In 1967, Venera 4 found the Venusian magnetic field to be much weaker than that of Earth. This magnetic field is induced by an interaction between the ionosphere and the solar wind, rather than by an internal dynamo in the core like the one inside Earth. Venus's small induced magnetosphere provides negligible protection to the atmosphere against cosmic radiation. This radiation may result in cloud-to-cloud lightning discharges.

It was hypothesised in 1957 by Urey and Brewer that CO^{+}, CO and O ions produced by the ultraviolet radiation from the Sun were the cause of the glow. In 1969, it was hypothesised that the Ashen light is an auroral phenomena due to solar particle bombardment on the dark side of Venus.

Throughout the 1980s, it was thought that the cause of the glow was lightning on Venus. The Soviet Venera 9 and 10 orbital probes obtained optical and electromagnetic evidence of lightning on Venus. Also, the Pioneer Venus Orbiter recorded visible airglow at Venus in 1978 strong enough to saturate its star sensor. In 1990, Christopher T. Russell and J. L. Phillips gave further support to the lightning hypothesis, stating that if there are several strikes on the night side of the planet, in a sufficiently short period of time, the sequence may give off an overall glow in the skies of Venus. The European Space Agency's Venus Express in 2007 detected whistler waves, providing further evidence for lightning on Venus.

The Akatsuki spacecraft, by Japan's space agency JAXA, entered orbit around Venus on 7 December 2015. Part of its scientific payload includes the Lightning and Airglow Camera (LAC) which is looking for lightning in the visible spectrum (552–777 nm). To image lightning, the orbiter has sight of the dark side of Venus for about 30 minutes every 10 days. No lightning has been detected in 16.8 hours of night-side observation (July 2019).

Simulations indicate that the lightning hypothesis as the cause of the glow is incorrect, as not enough light could be transmitted through the atmosphere to be seen from Earth. Observers have speculated it may be illusory, resulting from the physiological effect of observing a bright, crescent-shaped object. Spacecraft looking for it have not been able to spot it — leading some astronomers to believe that it is just an enduring myth.

A more recent hypothesis is that unusually high solar activity could induce auroral or airglow-like effects on the dark side of Venus. It has been observed that after major solar storms, an emission of light with a wavelength of 557.7 nm (the oxygen green line) occurs across the entire upper atmosphere of Venus. This is the same phenomenon which gives some aurorae on Earth their greenish appearance. Generally, this emission does not occur except for during major solar events such as coronal mass ejections (CMEs) or solar flares. However, dim emissions have been detected twice outside of solar storms, on December 27, 2010, and December 12, 2013 respectively. Both of these detections coincided with the passage of a "Stream Interaction Region", a denser than average solar wind. In July 2012, a CME struck Venus producing a very bright green line emission.
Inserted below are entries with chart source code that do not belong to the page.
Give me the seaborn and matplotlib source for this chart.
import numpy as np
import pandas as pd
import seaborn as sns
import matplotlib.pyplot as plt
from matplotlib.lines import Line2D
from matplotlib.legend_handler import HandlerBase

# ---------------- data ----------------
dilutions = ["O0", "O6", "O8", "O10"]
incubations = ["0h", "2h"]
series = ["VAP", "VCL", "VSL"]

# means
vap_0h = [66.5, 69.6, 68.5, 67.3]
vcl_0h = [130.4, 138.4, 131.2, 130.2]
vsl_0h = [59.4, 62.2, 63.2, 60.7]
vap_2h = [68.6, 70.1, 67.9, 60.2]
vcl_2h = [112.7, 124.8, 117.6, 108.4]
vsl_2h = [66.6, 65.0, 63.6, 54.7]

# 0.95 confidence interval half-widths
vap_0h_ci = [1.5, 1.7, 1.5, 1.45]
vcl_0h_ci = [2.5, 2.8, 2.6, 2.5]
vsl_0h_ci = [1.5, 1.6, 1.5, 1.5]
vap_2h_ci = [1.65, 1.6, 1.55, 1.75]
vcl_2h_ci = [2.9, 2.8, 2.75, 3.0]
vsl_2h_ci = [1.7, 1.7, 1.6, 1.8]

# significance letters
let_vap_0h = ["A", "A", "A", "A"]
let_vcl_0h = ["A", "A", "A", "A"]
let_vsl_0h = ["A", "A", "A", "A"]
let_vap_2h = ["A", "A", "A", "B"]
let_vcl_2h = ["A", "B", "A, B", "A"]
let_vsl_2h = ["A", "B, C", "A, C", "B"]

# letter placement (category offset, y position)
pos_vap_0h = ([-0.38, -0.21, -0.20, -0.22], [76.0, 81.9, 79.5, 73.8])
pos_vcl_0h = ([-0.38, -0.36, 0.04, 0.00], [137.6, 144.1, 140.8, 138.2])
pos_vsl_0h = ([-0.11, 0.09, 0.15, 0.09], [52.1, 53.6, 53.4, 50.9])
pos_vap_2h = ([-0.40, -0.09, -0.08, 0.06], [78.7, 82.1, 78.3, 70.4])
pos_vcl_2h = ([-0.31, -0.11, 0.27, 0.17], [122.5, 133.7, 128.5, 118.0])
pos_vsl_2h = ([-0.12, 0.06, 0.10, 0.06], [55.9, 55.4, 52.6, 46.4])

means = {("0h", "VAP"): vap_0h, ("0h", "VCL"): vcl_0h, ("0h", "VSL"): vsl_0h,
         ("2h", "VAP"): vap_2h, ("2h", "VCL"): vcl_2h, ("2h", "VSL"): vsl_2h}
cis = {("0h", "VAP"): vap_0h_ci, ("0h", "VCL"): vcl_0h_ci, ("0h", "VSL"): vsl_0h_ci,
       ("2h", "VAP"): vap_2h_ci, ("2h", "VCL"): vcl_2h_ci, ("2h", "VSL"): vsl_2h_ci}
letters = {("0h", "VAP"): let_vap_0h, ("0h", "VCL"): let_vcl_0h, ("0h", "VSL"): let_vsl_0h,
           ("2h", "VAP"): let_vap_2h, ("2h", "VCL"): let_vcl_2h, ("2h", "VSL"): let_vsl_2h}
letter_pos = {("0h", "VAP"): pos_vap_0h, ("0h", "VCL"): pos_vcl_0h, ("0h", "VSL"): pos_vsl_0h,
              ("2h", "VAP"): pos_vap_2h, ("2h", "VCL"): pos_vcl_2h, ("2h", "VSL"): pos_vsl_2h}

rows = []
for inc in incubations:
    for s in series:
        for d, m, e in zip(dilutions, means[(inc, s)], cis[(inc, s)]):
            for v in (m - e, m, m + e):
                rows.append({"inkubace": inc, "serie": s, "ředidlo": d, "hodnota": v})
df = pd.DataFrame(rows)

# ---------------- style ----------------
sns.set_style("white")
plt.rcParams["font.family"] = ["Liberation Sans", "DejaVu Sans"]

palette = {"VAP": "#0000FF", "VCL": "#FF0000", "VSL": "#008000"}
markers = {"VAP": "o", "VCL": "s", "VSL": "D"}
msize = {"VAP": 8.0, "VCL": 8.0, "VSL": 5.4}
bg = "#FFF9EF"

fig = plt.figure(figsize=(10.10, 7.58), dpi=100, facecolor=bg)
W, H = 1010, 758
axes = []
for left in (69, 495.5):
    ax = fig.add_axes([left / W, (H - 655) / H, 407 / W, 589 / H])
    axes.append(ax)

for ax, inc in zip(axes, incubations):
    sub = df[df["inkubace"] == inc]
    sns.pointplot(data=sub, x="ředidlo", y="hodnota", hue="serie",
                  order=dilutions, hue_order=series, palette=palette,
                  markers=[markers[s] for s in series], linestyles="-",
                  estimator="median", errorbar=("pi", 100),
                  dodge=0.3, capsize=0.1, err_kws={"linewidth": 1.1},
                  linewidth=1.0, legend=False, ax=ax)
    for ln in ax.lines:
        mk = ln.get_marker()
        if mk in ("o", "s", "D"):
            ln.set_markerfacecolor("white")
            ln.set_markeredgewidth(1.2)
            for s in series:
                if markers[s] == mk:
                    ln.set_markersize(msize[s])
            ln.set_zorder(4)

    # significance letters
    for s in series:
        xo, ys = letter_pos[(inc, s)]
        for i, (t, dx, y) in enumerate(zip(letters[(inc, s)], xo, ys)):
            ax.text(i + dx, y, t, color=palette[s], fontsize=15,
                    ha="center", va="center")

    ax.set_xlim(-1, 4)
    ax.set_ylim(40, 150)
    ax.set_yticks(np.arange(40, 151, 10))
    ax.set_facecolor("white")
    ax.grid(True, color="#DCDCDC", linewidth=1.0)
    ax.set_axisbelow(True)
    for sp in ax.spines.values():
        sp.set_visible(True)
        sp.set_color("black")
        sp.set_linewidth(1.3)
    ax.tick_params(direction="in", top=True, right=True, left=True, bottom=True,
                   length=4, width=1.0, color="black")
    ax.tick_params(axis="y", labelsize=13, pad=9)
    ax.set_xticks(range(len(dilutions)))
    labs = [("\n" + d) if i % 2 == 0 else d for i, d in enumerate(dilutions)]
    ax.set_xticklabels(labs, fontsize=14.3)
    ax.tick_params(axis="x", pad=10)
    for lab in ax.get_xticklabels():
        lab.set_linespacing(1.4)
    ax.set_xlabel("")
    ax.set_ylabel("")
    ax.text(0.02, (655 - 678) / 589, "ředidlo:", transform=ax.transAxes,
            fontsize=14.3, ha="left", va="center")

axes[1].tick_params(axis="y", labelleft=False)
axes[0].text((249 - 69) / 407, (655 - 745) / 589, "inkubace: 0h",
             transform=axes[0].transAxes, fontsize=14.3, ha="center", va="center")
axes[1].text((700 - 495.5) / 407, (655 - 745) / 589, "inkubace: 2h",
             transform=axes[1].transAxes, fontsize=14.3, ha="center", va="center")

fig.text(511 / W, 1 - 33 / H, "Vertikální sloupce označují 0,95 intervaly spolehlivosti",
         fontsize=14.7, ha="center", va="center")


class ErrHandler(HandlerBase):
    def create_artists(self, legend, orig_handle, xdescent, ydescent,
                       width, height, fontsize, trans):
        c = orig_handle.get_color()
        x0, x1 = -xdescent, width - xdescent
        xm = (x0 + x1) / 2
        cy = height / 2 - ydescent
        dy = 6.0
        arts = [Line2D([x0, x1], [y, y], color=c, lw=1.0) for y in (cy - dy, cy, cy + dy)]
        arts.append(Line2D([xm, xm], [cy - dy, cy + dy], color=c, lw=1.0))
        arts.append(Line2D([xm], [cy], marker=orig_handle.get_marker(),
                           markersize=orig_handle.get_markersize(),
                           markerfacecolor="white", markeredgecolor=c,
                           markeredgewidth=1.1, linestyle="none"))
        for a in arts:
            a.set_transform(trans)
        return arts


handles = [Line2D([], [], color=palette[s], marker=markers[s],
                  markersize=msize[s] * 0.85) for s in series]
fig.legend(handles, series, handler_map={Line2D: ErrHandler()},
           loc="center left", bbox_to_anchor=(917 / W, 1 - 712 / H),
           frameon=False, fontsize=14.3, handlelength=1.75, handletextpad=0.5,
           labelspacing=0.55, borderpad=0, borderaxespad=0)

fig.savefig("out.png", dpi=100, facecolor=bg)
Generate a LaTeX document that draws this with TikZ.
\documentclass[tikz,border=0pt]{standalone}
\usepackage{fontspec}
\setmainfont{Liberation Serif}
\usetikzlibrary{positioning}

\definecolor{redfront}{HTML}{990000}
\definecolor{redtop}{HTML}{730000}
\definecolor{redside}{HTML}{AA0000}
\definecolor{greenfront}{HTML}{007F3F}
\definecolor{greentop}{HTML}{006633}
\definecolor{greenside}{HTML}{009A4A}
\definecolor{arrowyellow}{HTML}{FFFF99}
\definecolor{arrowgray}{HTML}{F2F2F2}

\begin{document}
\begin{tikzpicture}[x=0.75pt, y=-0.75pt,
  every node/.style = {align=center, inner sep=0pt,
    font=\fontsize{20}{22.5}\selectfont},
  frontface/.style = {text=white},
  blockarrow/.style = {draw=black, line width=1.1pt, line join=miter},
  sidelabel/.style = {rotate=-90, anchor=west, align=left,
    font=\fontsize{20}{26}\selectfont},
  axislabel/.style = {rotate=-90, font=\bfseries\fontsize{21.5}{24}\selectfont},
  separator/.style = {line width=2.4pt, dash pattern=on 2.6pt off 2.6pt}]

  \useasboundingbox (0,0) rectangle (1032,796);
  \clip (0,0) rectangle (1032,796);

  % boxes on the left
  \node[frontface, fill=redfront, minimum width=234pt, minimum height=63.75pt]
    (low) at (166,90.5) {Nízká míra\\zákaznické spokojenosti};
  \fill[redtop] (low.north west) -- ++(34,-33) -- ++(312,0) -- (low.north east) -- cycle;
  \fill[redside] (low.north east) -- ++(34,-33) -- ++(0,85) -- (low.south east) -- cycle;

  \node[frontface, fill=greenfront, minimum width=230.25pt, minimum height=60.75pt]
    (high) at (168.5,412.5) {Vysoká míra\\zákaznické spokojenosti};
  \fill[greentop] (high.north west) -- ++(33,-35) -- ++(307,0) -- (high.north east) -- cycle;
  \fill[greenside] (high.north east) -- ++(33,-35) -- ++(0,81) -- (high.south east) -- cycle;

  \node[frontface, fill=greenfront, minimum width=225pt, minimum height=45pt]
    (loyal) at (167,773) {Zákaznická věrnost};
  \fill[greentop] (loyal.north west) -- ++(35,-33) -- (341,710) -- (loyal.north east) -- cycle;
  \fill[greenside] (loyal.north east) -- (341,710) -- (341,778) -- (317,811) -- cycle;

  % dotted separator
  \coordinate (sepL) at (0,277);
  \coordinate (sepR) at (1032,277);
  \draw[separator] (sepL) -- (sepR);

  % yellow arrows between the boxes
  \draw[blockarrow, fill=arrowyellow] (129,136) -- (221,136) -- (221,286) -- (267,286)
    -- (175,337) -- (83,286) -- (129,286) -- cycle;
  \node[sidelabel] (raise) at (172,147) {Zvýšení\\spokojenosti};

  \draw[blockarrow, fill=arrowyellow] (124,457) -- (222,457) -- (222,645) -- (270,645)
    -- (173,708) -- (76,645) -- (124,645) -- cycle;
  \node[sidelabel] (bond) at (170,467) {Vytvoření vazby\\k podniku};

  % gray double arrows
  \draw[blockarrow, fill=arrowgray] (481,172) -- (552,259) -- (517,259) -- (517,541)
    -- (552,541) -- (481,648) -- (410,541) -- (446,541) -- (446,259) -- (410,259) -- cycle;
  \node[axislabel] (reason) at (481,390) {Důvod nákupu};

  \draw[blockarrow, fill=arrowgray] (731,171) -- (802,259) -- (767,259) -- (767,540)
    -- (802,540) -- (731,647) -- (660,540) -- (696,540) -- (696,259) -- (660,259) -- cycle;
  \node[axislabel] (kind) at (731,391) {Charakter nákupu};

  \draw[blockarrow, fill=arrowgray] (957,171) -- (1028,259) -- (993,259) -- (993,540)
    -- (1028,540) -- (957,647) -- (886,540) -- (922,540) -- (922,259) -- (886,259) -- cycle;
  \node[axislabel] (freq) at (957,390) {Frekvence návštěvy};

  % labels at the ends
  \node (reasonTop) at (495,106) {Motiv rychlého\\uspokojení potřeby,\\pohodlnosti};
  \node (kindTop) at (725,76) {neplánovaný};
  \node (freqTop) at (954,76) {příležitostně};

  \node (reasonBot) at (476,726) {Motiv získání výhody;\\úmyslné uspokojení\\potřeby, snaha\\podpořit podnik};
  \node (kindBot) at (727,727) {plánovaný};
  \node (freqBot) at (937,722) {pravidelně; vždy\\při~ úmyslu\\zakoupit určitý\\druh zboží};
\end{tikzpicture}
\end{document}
It is notable that after every CME impact on Venus, this emission is detected, but not after every flare. This is taken to indicate charged particles are what is responsible for the green line emission, similar to Earth's aurora.

WISPR of the Parker Solar Probe took this visible light footage of the nightside in 2021, showing the hot faintly glowing surface, and its Ovda Regio plateau of Aphrodite Terra as large dark patch, through the clouds, which prohibit such observations on the dayside when they are illuminated.

Images of the night side of Venus in visible light, by the WISPR instrument of the Parker Solar Probe, have shown in 2022 that the surface is visible through the clouds at the night side. The study of the data though points at nightglow, also observed in visible light, as the more likely candidate for the ashen light. Human eyes are less sensitive to the visible light near-infrared red glow from the surface, which also mostly obscured by the clouds, but if this light is an ashen light, then it might have been reported by people with eyesight more sensitive to the red spectrum.